Finally got my fat ass on the bike. I know I'm fat because my riding gear was really hard to get into. So there I am in the parking lot of TWO watching my breath hang in the chill air, and nothing wants to zip, button, or snap into place.
It's my birthday and I'm playing hooky to spend a day on road and off with one of my favorite riding buddies, Lloyd. We both ride DR650s and from the looks of it Lloyd's riding gear has shrunken as well.
Finally with enough sucking in and stretching of leather and textile gear we are both just about ready to go. Lloyd's bike starts right up but then dies until he gets the idea to adjust the idle screw - this works just like it was made to control the idle - duh - and off we go.
The Suches area in the middle of a weekday is simply fantastic riding. There was very little traffic as we headed up Hwy 60 towards Morgan town. The temp was perfect and the pace was just right for clearing the cobwebs after a long winter of not riding.
It might just be me, but at the beginning of a ride - especially after not riding for awhile - it seems like my level of concentration is not quite where it should be. One thing that really seems to help me get into the groove is to ride for around 30 minutes, take a break, and then ride another 30-60 minutes. After a couple cycles like this I am good to go.
We gassed up and headed back toward Suches taking a couple of dirt road detours, stopping to admire the river, and watching a guy pull two nice looking trout in just a few minutes. The dirt roads were damp with almost all the gravel embedded so there was little dust and lots of grip.
There were some campers along the way and we tried to motor by slowly/quietly but sometimes you come roaring up to a curve and then see the campsites a bit too late for a quiet passage. Apparently though we were quiet enough because at one point I came into a right hander moving pretty good only to find two oncoming Mountain Bikers - one in my lane. The guy looked kinda terrified to see the mighty Blue DR, but we managed not to take each other out.
I put on a show for Lloyd on another fast right hander when my sloppy shifting landed me in neutral at a very inopportune time. It sure is nice to have control of your speed using the throttle, and that lesson is strongly reinforced when you inadvertently forfeit that control.
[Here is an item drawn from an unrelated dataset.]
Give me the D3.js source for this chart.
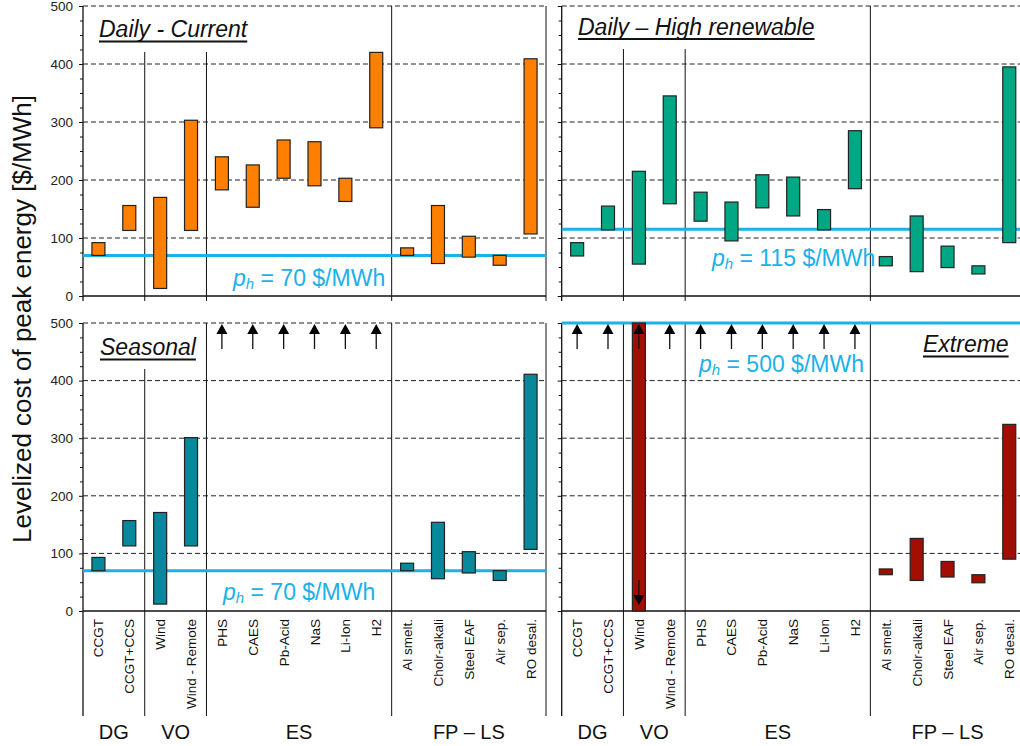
<!DOCTYPE html>
<html>
<head>
<meta charset="utf-8">
<script src="https://cdn.jsdelivr.net/npm/d3@7"></script>
<style>
  html, body { margin: 0; padding: 0; background: #fff; }
  svg { display: block; font-family: "Liberation Sans", Arial, Helvetica, sans-serif; }
</style>
</head>
<body>
<svg id="chart" width="1020" height="746"></svg>
<script>
// Technologies on the x axis, grouped by option type
const categories = ["CCGT", "CCGT+CCS", "Wind", "Wind - Remote", "PHS", "CAES", "Pb-Acid", "NaS", "Li-Ion", "H2",
  "Al smelt.", "Cholr-alkali", "Steel EAF", "Air sep.", "RO desal."];
const groupNames = ["DG", "VO", "ES", "FP – LS"];
const groupSizes = [2, 2, 6, 5];
const yTicks = [0, 100, 200, 300, 400, 500];

// Levelized cost ranges [$/MWh]; null = off the scale (drawn as an arrow)
const currentLow  = [70, 113, 13, 113, 183, 153, 203, 190, 163, 290, 70, 56, 67, 53, 107];
const currentHigh = [92, 156, 170, 303, 240, 226, 269, 266, 203, 420, 83, 156, 103, 70, 409];

const renewLow  = [69, 114, 55, 159, 129, 95, 152, 138, 114, 185, 52, 42, 49, 38, 92];
const renewHigh = [92, 155, 215, 345, 179, 162, 209, 205, 149, 285, 68, 138, 86, 52, 395];

const seasonalLow  = [70, 113, 12, 113, null, null, null, null, null, null, 70, 56, 66, 53, 107];
const seasonalHigh = [93, 157, 171, 301, null, null, null, null, null, null, 83, 154, 103, 70, 411];

const extremeLow  = [null, null, 0, null, null, null, null, null, null, null, 63, 53, 59, 49, 90];
const extremeHigh = [null, null, 500, null, null, null, null, null, null, null, 73, 126, 86, 63, 324];
const extremeUpArrows = ["CCGT", "CCGT+CCS", "Wind", "Wind - Remote", "PHS", "CAES", "Pb-Acid", "NaS", "Li-Ion", "H2"];
const extremeDownArrows = ["Wind"];
const seasonalUpArrows = ["PHS", "CAES", "Pb-Acid", "NaS", "Li-Ion", "H2"];

// Peak price of each scenario [$/MWh]
const peakPrices = [70, 115, 70, 500];
const titles = ["Daily - Current", "Daily – High renewable", "Seasonal", "Extreme"];

const svg = d3.select("#chart");
const BLUE = "#1BB1E9";

const panels = [
  { x0: 83,    top: 6,   bottom: 296, low: currentLow,  high: currentHigh,  color: "#FF7F00",
    title: { x: 99, y: 37 }, label: { x: 233, y: 286 }, sepStart: [46, 46, 0], up: [], down: [], yLabels: true, xLabels: false },
  { x0: 561.7, top: 6,   bottom: 296, low: renewLow,    high: renewHigh,    color: "#00A784",
    title: { x: 578, y: 34.5 }, label: { x: 712, y: 266 }, sepStart: [43, 43, 0], up: [], down: [], yLabels: false, xLabels: false },
  { x0: 83,    top: 323, bottom: 611, low: seasonalLow, high: seasonalHigh, color: "#07889B",
    title: { x: 100, y: 355 }, label: { x: 223, y: 600 }, sepStart: [46, 0, 0], up: seasonalUpArrows, down: [], yLabels: true, xLabels: true },
  { x0: 561.7, top: 323, bottom: 611, low: extremeLow,  high: extremeHigh,  color: "#A30E02",
    title: { x: 923, y: 352 }, label: { x: 699, y: 372 }, sepStart: [0, 0, 0], up: extremeUpArrows, down: extremeDownArrows, yLabels: false, xLabels: true }
];

const PANEL_W = 463;
const LABEL_BOTTOM = 716;

panels.forEach((p, i) => {
  const g = svg.append("g");
  const x = d3.scaleBand().domain(categories).range([p.x0, p.x0 + PANEL_W]);
  const y = d3.scaleLinear().domain([0, 500]).range([p.bottom, p.top]);
  const xr = p.x0 + PANEL_W;

  // dashed gridlines (500 forms the top edge)
  g.append("g").selectAll("line").data(yTicks.filter(v => v > 0)).join("line")
    .attr("x1", p.x0).attr("x2", xr)
    .attr("y1", d => y(d)).attr("y2", d => y(d))
    .attr("stroke", "#222").attr("stroke-width", 1).attr("stroke-dasharray", "5,3");

  // right frame edge
  g.append("line").attr("x1", xr).attr("x2", xr)
    .attr("y1", y(500)).attr("y2", p.xLabels ? LABEL_BOTTOM : y(0) + 5)
    .attr("stroke", "#111").attr("stroke-width", 1);

  // group separators
  let acc = 0;
  const seps = [];
  groupSizes.slice(0, -1).forEach(s => { acc += s; seps.push(acc); });
  seps.forEach((k, j) => {
    const sx = x(categories[k]);
    g.append("line").attr("x1", sx).attr("x2", sx)
      .attr("y1", y(500) + p.sepStart[j]).attr("y2", p.xLabels ? LABEL_BOTTOM : y(0) + 5)
      .attr("stroke", "#111").attr("stroke-width", 1);
  });

  // left axis with minor ticks
  const minor = d3.range(0, 501, 25).filter(v => v % 100 !== 0);
  g.append("g").attr("transform", `translate(${p.x0},0)`)
    .call(d3.axisLeft(y).tickValues(minor).tickSize(3).tickFormat(""))
    .call(a => a.select(".domain").remove())
    .selectAll("line").attr("stroke", "#111");
  const ax = g.append("g").attr("transform", `translate(${p.x0},0)`)
    .call(d3.axisLeft(y).tickValues(yTicks).tickSize(4).tickPadding(6)
      .tickFormat(p.yLabels ? d3.format("d") : ""));
  ax.select(".domain").remove();
  ax.selectAll("line").attr("stroke", "#111");
  ax.selectAll("text").attr("font-size", 13.5).attr("fill", "#222")
    .attr("font-family", "'Liberation Sans', Arial, sans-serif");
  g.append("line").attr("x1", p.x0).attr("x2", p.x0)
    .attr("y1", y(500)).attr("y2", p.xLabels ? LABEL_BOTTOM : y(0) + 5)
    .attr("stroke", "#111").attr("stroke-width", 1.3);

  // bottom axis line
  g.append("line").attr("x1", p.x0).attr("x2", xr).attr("y1", y(0)).attr("y2", y(0))
    .attr("stroke", "#111").attr("stroke-width", 1.5);

  // peak price line
  g.append("line").attr("x1", p.x0).attr("x2", xr)
    .attr("y1", y(peakPrices[i])).attr("y2", y(peakPrices[i]))
    .attr("stroke", BLUE).attr("stroke-width", 3);

  // cost range bars
  const bw = 13;
  const bars = categories.map((c, k) => ({ c, lo: p.low[k], hi: p.high[k] })).filter(d => d.lo !== null);
  g.append("g").selectAll("rect").data(bars).join("rect")
    .attr("x", d => x(d.c) + x.bandwidth() / 2 - bw / 2)
    .attr("width", bw)
    .attr("y", d => y(d.hi))
    .attr("height", d => y(d.lo) - y(d.hi))
    .attr("fill", p.color).attr("stroke", "#222").attr("stroke-width", 1.2);

  // off-scale arrows
  const arrowUp = (cx) => {
    const t = y(500) + 1;
    g.append("line").attr("x1", cx).attr("x2", cx).attr("y1", t + 25).attr("y2", t + 8)
      .attr("stroke", "#111").attr("stroke-width", 1.3);
    g.append("path").attr("d", `M${cx},${t} L${cx - 5.5},${t + 10} L${cx + 5.5},${t + 10} Z`).attr("fill", "#000");
  };
  const arrowDown = (cx) => {
    const t = y(0) - 6;
    g.append("line").attr("x1", cx).attr("x2", cx).attr("y1", t - 25).attr("y2", t - 8)
      .attr("stroke", "#111").attr("stroke-width", 1.3);
    g.append("path").attr("d", `M${cx},${t} L${cx - 5.5},${t - 10} L${cx + 5.5},${t - 10} Z`).attr("fill", "#000");
  };
  p.up.forEach(c => arrowUp(x(c) + x.bandwidth() / 2));
  p.down.forEach(c => arrowDown(x(c) + x.bandwidth() / 2));

  // scenario title, underlined
  const tt = g.append("text").attr("x", p.title.x).attr("y", p.title.y)
    .attr("font-size", 23).attr("font-style", "italic").attr("fill", "#111").text(titles[i]);
  const tw = tt.node().getComputedTextLength();
  g.append("line").attr("x1", p.title.x).attr("x2", p.title.x + tw)
    .attr("y1", p.title.y + 4.5).attr("y2", p.title.y + 4.5)
    .attr("stroke", "#111").attr("stroke-width", 1.8);

  // peak price label
  const lt = g.append("text").attr("x", p.label.x).attr("y", p.label.y)
    .attr("font-size", 23).attr("fill", BLUE);
  lt.append("tspan").attr("font-style", "italic").text("p");
  lt.append("tspan").attr("font-style", "italic").attr("font-size", 15).attr("dy", 3).text("h");
  lt.append("tspan").attr("dy", -3).text(` = ${peakPrices[i]} $/MWh`);

  // category and group labels
  if (p.xLabels) {
    g.append("g").selectAll("text").data(categories).join("text")
      .attr("transform", d => `translate(${x(d) + x.bandwidth() / 2 + 5},619) rotate(-90)`)
      .attr("text-anchor", "end").attr("font-size", 13.5).attr("fill", "#111").text(d => d);
    let start = 0;
    groupSizes.forEach((s, j) => {
      const a = x(categories[start]);
      const b = x(categories[start + s - 1]) + x.bandwidth();
      g.append("text").attr("x", (a + b) / 2).attr("y", 739).attr("text-anchor", "middle")
        .attr("font-size", 20).attr("fill", "#111").text(groupNames[j]);
      start += s;
    });
  }
});

// shared y axis title
svg.append("text").attr("transform", "translate(31,319) rotate(-90)")
  .attr("text-anchor", "middle").attr("font-size", 26).attr("fill", "#111")
  .text("Levelized cost of peak energy [$/MWh]");
</script>
</body>
</html>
Arriving back at TWO we reflect on what a great ride it's been and how it might be a good time to call it quits rather than getting greedy for more. In typical fat American fashion we got greedy and headed back out because I wanted to ride FS58. It really is a beautiful road with gorgeous, big trees, and a somewhat primeval feel to it.
Along the way we decided to go up a moderately challenging looking spur with rocks, sharp turns, and sheer drop offs. We kept up a pretty good pace - I have this dream of not lagging so far behind Ryan this year - and I was having a blast. At the top it opens up into a clearing, but I did not process quite fast enough and tried to ride up some big rock ledges. I say tried because I cleared the first one and planted the front wheel solidly into the face of the second bringing me to a sudden, unexpected, and unfortunate stop. I fell to the left hit hard on my left hip. Lloyd, having apparently sussed out the situation in a more timely manner than me, simply turned left onto the smooth trail and stopped. By this time I was up limping around and noticing that five degrees in any other direction would have been soooo much smarter.
Lloyd helped me pick up the bike and then we both walked around slowly letting our old hearts return to normal rythym and catching our breath. According to the map the spur we were on would rejoin FS58 a bit farther on, but a walk that way revealed the ugly truth that we would need more skill to go forward than either of us confidently possess. So it was back down the way we came.
Only problem with back down the way we came was that the idle screw had fallen out of Lloyd's bike earlier in the day, he would have zero engine braking going back down the mountain, and would also have to keep the revs up to avoid stalling the bike. I had some water weld in my bag so we decided to make a spacer to replace the idle screw that we would fasten with a tie wrap.
Water weld, JB Kwik, tie wraps, tools that fit everything - these are things you do not want to be without. Especially when riding offroad on a big vibrating single.
It took longer than the two minutes the instructions said but we ended up with a perfectly sized spacer and the bike was idling along just right. Going down slowly proved anti-climactic which was fine by me at this point.
Back on 58 we cruised at a quick pace and had a good ride. At one point I came up on a car and heard Lloyd honking atthe same time. I turned around, the car stopped and wee had a good conversation with the guy in the car while I tie wrapped my side panel back onto my bike. Eventually the guy's wife grew impatient which she indicated by starting the car and threatening silently to drive away.
We got back to TWO after gassing up and were able to load up before dark. All in all a great day of riding with a good friend and a perfect way to mark the passing of another year on this earth.